Weill Cornell Medicine – Qatar (WCM-Q) offered 83 students the chance to learn what life is like as a medical student under two of its summer explorer programmes.
The Qatar Medical Explorer Programme (QMEP) and the Pre-College Enrichment Programme (PCEP) provide students with a two-week ‘snapshot’ of what life would be like at WCM-Q by giving them the chance to take a series of classes modeled on the actual curriculum followed by WCM-Q medical students.
The students, aged between 14 and 17, came from a wide variety of schools across Qatar, with international students travelling from Kuwait, Jordan, USA and Canada. Depending on the programme they were on, the students took classes in infectious diseases, neurology, emergency medicine and cancer research, as well as lab safety, the history of medicine, DNA extraction techniques and human anatomy. They also had the chance to take a dissection class in the WCM-Q biology lab, learn about the human heart by working with hi-tech robotic mannequins in the state-of-the-art Clinical Skills and Simulation Centre, and visit Hamad Medical Corporation and Sidra Medicine.

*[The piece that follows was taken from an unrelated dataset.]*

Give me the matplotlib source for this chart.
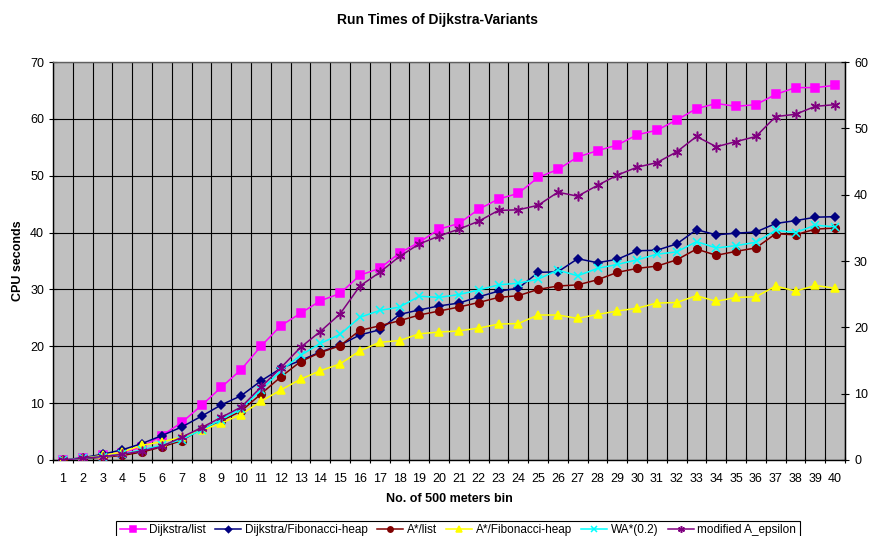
import matplotlib
matplotlib.use("Agg")

import matplotlib.pyplot as plt

plt.rcParams["font.family"] = ["Liberation Sans", "DejaVu Sans"]

bins = list(range(1, 41))

dijkstra_list = [0.0, 0.3, 0.8, 1.3, 2.3, 4.3, 6.6, 9.6, 12.8, 15.9,
                 20.0, 23.6, 25.8, 28.0, 29.3, 32.5, 33.7, 36.4, 38.3, 40.6,
                 41.6, 44.1, 45.9, 46.9, 49.7, 51.1, 53.3, 54.4, 55.4, 57.2,
                 58.0, 59.8, 61.8, 62.7, 62.2, 62.5, 64.3, 65.5, 65.5, 65.9]
dijkstra_fib = [0.0, 0.4, 1.0, 1.8, 2.9, 4.3, 5.8, 7.7, 9.7, 11.3,
                13.9, 16.1, 17.5, 19.0, 20.2, 22.0, 22.9, 25.6, 26.4, 27.1,
                27.6, 28.7, 29.7, 30.2, 33.0, 33.1, 35.4, 34.7, 35.3, 36.8,
                36.9, 38.0, 40.5, 39.6, 39.9, 40.1, 41.6, 42.1, 42.7, 42.8]
astar_list = [0.0, 0.2, 0.5, 0.8, 1.4, 2.3, 3.4, 5.5, 6.9, 8.6,
              11.6, 14.6, 17.3, 18.9, 20.1, 22.8, 23.6, 24.5, 25.5, 26.2,
              26.9, 27.7, 28.6, 28.9, 30.0, 30.6, 30.8, 31.7, 33.0, 33.7,
              34.1, 35.2, 37.1, 36.0, 36.7, 37.3, 39.8, 39.6, 40.6, 40.8]
astar_fib = [0.0, 0.3, 0.8, 1.4, 2.6, 3.2, 4.0, 5.2, 6.5, 8.0,
             10.3, 12.3, 14.2, 15.7, 16.9, 19.2, 20.7, 21.0, 22.2, 22.5,
             22.7, 23.2, 23.9, 24.0, 25.5, 25.5, 24.9, 25.6, 26.2, 26.7,
             27.6, 27.7, 28.9, 27.9, 28.6, 28.7, 30.6, 29.7, 30.7, 30.2]
wa_star = [0.0, 0.3, 0.6, 1.0, 1.8, 2.6, 3.6, 5.3, 7.1, 9.0,
           12.3, 15.7, 18.4, 20.5, 22.1, 25.1, 26.3, 26.9, 28.8, 28.6,
           29.1, 29.9, 30.8, 31.1, 31.8, 33.4, 32.4, 33.7, 34.4, 35.2,
           36.2, 36.6, 38.4, 37.3, 37.7, 38.3, 40.4, 40.0, 41.3, 41.0]
mod_epsilon = [0.0, 0.3, 0.6, 1.0, 1.6, 2.4, 4.0, 5.7, 7.5, 9.3,
               12.8, 16.2, 19.8, 22.6, 25.7, 30.6, 33.0, 35.8, 38.0, 39.4,
               40.6, 42.0, 43.9, 44.0, 44.8, 47.1, 46.4, 48.3, 50.1, 51.5,
               52.3, 54.2, 56.9, 55.1, 56.0, 56.9, 60.4, 60.8, 62.2, 62.5]

series = [
    ("Dijkstra/list", dijkstra_list, "#FF00FF", "s", 5.5),
    ("Dijkstra/Fibonacci-heap", dijkstra_fib, "#000080", "D", 4.5),
    ("A*/list", astar_list, "#800000", "o", 5.5),
    ("A*/Fibonacci-heap", astar_fib, "#FFFF00", "^", 6),
    ("WA*(0.2)", wa_star, "#00FFFF", "x", 6),
    ("modified A_epsilon", mod_epsilon, "#800080", (6, 2, 0), 7),
]

fig = plt.figure(figsize=(8.69, 5.36), dpi=100)
ax = fig.add_axes([53 / 869, 1 - 460 / 536, (845 - 53) / 869, (460 - 62) / 536])
ax.set_facecolor("#C0C0C0")

# grid: horizontal at every 10, vertical at category boundaries
for yv in range(0, 71, 10):
    ax.axhline(yv, color="black", lw=0.8, zorder=1)
for xb in range(0, 41):
    ax.axvline(xb + 0.5, color="black", lw=0.8, zorder=1)

for name, vals, col, mk, ms in series:
    ax.plot(bins, vals, color=col, marker=mk, markersize=ms, lw=1.1,
            markeredgecolor=col, markerfacecolor=col, markeredgewidth=1.1,
            label=name, zorder=3)

ax.set_xlim(0.5, 40.5)
ax.set_ylim(0, 70)
ax.set_yticks(range(0, 71, 10))
ax.set_xticks(bins)
ax.set_xticklabels([str(b) for b in bins])
ax.set_xticks([b + 0.5 for b in range(0, 41)], minor=True)
ax.tick_params(axis="x", which="major", length=0, labelsize=9, pad=9)
ax.tick_params(axis="x", which="minor", length=5, direction="inout", width=0.8)
ax.tick_params(axis="y", length=6, direction="inout", labelsize=9, width=0.8)
for s in ax.spines.values():
    s.set_color("black")
    s.set_linewidth(1.0)
ax.spines["top"].set_color("#606060")

ax2 = ax.twinx()
ax2.set_ylim(0, 60)
ax2.set_yticks(range(0, 61, 10))
ax2.tick_params(axis="y", length=6, direction="inout", labelsize=9, width=0.8)
for s in ax2.spines.values():
    s.set_visible(False)
ax2.spines["right"].set_visible(True)
ax2.spines["right"].set_color("black")

ax.set_xlabel("No. of 500 meters bin", fontsize=9, fontweight="bold", labelpad=6)
ax.set_ylabel("CPU seconds", fontsize=9, fontweight="bold", labelpad=4)
fig.text(0.503, 1 - 20 / 536, "Run Times of Dijkstra-Variants", ha="center", va="center",
         fontsize=10, fontweight="bold")

leg = fig.legend(*ax.get_legend_handles_labels(), loc="upper center",
                 bbox_to_anchor=(0.527, 1 - 515 / 536), ncol=6, fontsize=8.5,
                 frameon=True, fancybox=False, edgecolor="black", framealpha=1,
                 handlelength=2.2, handletextpad=0.3, columnspacing=0.8,
                 borderpad=0.3, markerscale=0.7)
leg.get_frame().set_linewidth(0.8)

fig.savefig("out.png", dpi=100)
plt.close(fig)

Jude El Shaarawi from Canada, one of the students under the QMEP stream, said she had considered a variety of careers, including teaching and law, but had settled on medicine because of the influence of her aunts and grandfather who had also studied medicine. She is only 14 years old and her father works in Qatar.
I’ve learned many new things as the Canadian curriculum is very different to the one taught here. I’ve learned the names and functions of body parts and new chemistry and biology terms. I’ve never dissected anything in my life, either, and I really enjoyed that. It’s been a really cool experience; everyone is really outgoing and everyone is really nice and they make sure everyone is included in the activities.’
Other highlights of the two-week programme included classes on animal care and use in research, mock interviews, and a chance to get hands-on experience in the premedical labs and to use an ‘anatomage’ table – a technologically advanced electronic anatomy visualisation system. The programme culminated with the students giving presentations about a medicine-related topic and taking part in an academic debate.
By offering sessions on presentation skills, personal development and career guidance, the programmes also provided the students with ample chance to receive feedback to help them develop their soft skills. Maha Al Nuami, who attends Qatar Secondary School, and was under PCEP this summer said she applied to learn more about the university and what the requirements are to apply.
I also wanted new experiences and I‘ve learned a lot: I’ve dissected a frog, which was really interesting; we’ve visited Hamad Hospital and seen the emergency room and the MRI machines and we also visited Sidra, where I would like to work as an obstetrician and gynaecologist.’
The prospective students came from a total of 32 schools and were selected using an online application system very similar to the admissions process for WCM-Q Medical Programme. Selection is based on the candidate’s English skills, demonstrated aptitude for the sciences, their interest in pursuing medicine as a career and their academic achievements. The two programmes – QMEP and PCEP, are part of the summer enrichment series organised annually by the Office of Student Recruitment and Outreach at WCM-Q.
This year, more than 25 faculty, staff, current students and graduates took part in delivering the two programmes. This is also the first year that five selected students will participate in an additional one-week observership programme at Sidra Medicine.